A equipe de basquete em cadeira de rodas, normalmente, é uma atração por onde passa. Não foi diferente desta vez. Duas vans estacionaram nas vagas para pessoas com deficiência daquele centro comercial e logo começou a movimentação. Desce uma pessoa com muletas. Mais uma. Outra. Os transeuntes diminuem o ritmo e a passada para poderem observar, ainda que meio de lado, disfarçando… Depois o elevador começa a baixar um usuário de cadeira de rodas, dois, três e assim vai até que os doze atletas, todos com alguma deficiência, haviam desembarcados. Alguns já haviam cruzado a faixa de pedestres e outros ainda não. Eu estava de um lado da rua e conversava com alguém do outro lado. Nisso, uma senhora muito elegante conduzindo uma BMW para um pouco antes da faixa de pedestres. Ela dá uma olhada geral para o grupo de atletas e aponta para a minha cadeira, já que era aquele que estava mais próximo, para em seguida dizer:
– Eu sei como é usar uma cadeira de rodas. Usei uma por quase três meses…
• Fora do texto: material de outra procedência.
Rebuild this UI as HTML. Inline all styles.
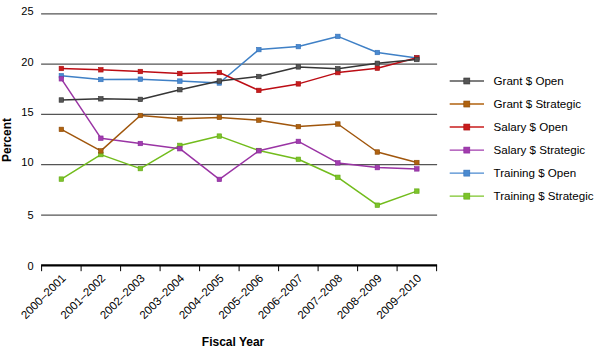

Disse-o com certa dose de orgulho para talvez se identificar com o nosso problema e com a nossa tragédia. Sei que muitas vezes as pessoas fazem esse tipo de comentário para tentar uma aproximação e estabelecer contato em condições de igualdade, o que revelar uma diminuição da discriminação e do preconceito. Entretanto, falar que sabe como o outro se sente com relação ao uso de uma cadeira de rodas é de uma ignorância sem fim, porque isso só quem está na situação sabe. Provavelmente aquela senhora usou a cadeira de rodas no período em havia torcido ou quebrado um pé ou mesmo uma perna, o que é muito diferente de estar numa cadeira de rodas por tempo indeterminado e de maneira irreversível. Eu sei o que é estar numa cadeira de rodas por uma lesão medular e o que isso representa para mim, mas eu não sei o que isso representa para o outro que está numa condição similar a minha. Não sei e não há como saber o que significa para o outro, porque simplesmente eu não sou o outro. Isso depende de cada um, da sua condição psicológica, emocional e social. Cada um com os seus problemas e com a sua interpretação deles. E para nós, atletas que ali estávamos, há tempos que o uso da cadeira de rodas já havia deixado de ser uma tragédia. E mais… O uso da cadeira de rodas é a nossa solução.
Olhei para os meus colegas e todos ficaram assim meio sem graça. Com certo ar de deboche respondi:
– Que maravilha! Eu uso uma há 360 meses…
Ela deu um sorriso meio amarelo e foi-se embora.